New guidance for landlords to further protect tenants from poor living conditions has been published by the Ministry of Housing, Communities and Local Government on 20th June 2018

 

Following legislation introduced in June, from 1st October 2018 any landlord who lets a property to five or more people – from two or more separate households – must be licensed by their local housing authority. The move, affecting around 160,000 houses in multiple occupation (HMOs), will mean councils can take further action to crack down on the small minority of landlords renting out sub-standard and overcrowded homes.

New rules will also come into force setting minimum size requirements for bedrooms in HMOs to prevent overcrowding. Landlords will also be required to adhere to council refuse schemes, to help reduce problems with rubbish.

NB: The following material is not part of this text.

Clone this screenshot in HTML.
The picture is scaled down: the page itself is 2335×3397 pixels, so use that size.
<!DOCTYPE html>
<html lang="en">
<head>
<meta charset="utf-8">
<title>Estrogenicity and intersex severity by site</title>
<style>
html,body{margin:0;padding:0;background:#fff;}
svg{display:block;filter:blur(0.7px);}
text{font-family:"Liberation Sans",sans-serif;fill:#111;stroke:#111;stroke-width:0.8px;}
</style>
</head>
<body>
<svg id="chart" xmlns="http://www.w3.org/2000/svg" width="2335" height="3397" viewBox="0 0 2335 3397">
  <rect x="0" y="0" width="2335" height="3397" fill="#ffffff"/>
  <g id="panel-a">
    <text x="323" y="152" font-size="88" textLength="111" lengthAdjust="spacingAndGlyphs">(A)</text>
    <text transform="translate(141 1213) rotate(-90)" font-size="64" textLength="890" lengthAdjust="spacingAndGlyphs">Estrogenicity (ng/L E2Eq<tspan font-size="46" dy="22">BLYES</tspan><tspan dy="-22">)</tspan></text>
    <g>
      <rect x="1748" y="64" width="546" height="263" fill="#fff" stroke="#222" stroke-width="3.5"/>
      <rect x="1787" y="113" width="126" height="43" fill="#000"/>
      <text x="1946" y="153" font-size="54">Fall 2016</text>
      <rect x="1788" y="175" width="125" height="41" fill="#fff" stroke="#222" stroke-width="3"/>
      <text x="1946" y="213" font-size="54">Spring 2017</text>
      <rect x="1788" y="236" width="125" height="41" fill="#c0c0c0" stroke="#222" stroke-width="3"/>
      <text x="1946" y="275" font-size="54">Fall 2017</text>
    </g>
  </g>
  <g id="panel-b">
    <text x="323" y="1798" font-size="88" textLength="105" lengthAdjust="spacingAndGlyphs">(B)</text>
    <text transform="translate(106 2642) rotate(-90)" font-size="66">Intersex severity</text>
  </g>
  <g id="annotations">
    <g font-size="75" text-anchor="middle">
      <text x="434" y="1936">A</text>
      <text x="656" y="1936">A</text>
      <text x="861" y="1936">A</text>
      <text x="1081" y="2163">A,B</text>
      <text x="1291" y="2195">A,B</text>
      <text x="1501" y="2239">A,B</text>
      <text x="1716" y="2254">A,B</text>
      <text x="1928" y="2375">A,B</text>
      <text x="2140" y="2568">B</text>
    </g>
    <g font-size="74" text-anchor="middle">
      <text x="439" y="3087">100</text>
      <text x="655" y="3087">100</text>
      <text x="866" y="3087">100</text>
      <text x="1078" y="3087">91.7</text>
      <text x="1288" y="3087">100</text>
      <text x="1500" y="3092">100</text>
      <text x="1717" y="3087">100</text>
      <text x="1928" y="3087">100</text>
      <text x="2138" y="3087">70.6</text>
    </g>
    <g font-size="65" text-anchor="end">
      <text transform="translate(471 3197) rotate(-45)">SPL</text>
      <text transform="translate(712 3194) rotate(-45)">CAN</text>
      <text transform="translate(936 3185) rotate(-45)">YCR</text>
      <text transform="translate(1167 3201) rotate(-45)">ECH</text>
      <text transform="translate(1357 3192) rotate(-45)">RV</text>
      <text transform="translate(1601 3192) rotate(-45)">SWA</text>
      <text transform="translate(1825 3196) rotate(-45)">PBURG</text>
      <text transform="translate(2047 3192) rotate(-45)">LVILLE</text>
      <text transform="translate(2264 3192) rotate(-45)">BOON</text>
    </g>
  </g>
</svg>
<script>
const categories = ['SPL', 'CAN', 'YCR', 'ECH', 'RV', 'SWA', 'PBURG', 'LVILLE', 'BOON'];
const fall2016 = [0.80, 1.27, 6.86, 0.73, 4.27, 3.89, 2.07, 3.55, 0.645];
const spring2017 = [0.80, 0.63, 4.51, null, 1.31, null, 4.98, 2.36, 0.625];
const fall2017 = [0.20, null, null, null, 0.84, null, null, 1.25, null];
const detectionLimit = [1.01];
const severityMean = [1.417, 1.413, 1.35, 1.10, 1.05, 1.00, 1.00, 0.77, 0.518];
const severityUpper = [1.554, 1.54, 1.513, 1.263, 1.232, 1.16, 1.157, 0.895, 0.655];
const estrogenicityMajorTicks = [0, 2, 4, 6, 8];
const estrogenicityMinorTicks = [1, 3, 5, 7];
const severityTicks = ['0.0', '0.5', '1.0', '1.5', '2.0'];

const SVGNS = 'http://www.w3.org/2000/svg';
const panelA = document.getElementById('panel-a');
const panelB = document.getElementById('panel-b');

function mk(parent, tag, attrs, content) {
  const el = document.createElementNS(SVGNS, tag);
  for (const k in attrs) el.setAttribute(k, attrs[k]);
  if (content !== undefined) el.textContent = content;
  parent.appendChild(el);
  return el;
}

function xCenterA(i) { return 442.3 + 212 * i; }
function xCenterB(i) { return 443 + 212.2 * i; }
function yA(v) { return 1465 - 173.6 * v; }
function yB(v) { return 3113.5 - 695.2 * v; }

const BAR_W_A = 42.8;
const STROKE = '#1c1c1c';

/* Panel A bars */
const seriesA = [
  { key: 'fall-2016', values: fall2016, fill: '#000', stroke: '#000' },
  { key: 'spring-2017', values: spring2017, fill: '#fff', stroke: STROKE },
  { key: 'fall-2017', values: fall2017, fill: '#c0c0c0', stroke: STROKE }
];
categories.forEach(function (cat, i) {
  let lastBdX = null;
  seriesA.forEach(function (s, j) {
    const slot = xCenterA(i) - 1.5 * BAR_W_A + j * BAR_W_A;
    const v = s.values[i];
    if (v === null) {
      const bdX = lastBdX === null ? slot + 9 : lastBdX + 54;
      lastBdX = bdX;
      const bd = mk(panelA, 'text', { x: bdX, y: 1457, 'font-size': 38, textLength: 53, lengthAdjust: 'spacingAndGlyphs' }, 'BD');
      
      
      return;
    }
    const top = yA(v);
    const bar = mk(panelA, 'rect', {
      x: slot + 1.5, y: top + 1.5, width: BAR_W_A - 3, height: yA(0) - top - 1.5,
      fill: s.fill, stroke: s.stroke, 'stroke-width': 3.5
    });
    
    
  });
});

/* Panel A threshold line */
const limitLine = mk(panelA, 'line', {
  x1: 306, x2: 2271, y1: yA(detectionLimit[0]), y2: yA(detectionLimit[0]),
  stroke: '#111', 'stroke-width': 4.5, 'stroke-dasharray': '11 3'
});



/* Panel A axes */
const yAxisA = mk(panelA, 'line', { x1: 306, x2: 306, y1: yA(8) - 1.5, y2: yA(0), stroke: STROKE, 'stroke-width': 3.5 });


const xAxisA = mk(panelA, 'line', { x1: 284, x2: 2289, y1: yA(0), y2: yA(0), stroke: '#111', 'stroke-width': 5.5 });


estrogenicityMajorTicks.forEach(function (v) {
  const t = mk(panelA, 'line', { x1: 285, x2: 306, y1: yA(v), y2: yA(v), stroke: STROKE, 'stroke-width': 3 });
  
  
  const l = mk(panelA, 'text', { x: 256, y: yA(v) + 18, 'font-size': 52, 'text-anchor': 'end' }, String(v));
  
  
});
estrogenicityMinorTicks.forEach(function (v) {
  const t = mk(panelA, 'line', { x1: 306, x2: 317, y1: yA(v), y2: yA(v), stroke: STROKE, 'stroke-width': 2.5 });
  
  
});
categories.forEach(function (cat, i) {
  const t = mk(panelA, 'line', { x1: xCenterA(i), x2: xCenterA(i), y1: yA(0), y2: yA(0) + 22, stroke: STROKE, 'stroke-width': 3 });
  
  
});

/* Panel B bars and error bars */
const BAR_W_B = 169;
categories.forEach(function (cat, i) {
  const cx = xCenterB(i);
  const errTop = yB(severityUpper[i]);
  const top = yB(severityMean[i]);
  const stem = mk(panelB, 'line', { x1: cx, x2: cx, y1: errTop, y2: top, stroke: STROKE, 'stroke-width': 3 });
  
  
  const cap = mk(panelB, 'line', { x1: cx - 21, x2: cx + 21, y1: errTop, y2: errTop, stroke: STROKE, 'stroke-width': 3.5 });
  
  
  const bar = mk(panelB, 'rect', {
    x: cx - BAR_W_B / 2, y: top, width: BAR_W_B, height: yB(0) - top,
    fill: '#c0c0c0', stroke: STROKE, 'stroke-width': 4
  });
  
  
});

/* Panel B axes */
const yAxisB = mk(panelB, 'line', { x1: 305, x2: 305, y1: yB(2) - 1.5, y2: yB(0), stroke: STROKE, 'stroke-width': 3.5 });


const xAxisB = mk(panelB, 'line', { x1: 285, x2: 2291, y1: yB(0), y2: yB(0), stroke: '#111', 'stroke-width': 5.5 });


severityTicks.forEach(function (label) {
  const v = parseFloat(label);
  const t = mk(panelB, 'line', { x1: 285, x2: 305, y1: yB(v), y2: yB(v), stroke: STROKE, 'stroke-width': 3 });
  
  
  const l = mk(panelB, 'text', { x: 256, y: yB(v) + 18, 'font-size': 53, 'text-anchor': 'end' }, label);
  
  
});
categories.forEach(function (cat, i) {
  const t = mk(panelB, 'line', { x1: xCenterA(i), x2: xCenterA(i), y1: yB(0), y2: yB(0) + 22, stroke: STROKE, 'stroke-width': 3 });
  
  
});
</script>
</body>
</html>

The guidance document includes further details on extending mandatory licensing to smaller HMOs and introducing minimum bedroom sizes as the government continues to rebalance the relationship between tenants and landlords.

“Everyone deserves a decent and safe place to live,” says Housing Minister MP Heather Wheeler. “Today’s new guidance for landlords will further protect private renters against bad and overcrowded conditions and poor management practice.”

 

Selective licensing

The government has also announced a review to look at how selective licensing is used and find out how well it is actually working. Selective licensing allows local housing authorities to make it compulsory for all private rented accommodation in a specified area to have a licence. The schemes are intended to deliver improved standards and safety in the private rented sector for areas suffering serious problems.

In areas where selective licensing applies, landlords must apply for a licence if they want to rent out a property. This means the council can check whether they are a ‘fit or proper person’ to be a landlord, as well as making other stipulations concerning management of the property and appropriate safety measures.

The review will see independent commissioners gather evidence from local authorities and bodies representing landlords, tenants and housing professionals.

The review’s findings will be reported in spring 2019. In addition, there will also be an update on the progress in autumn this year.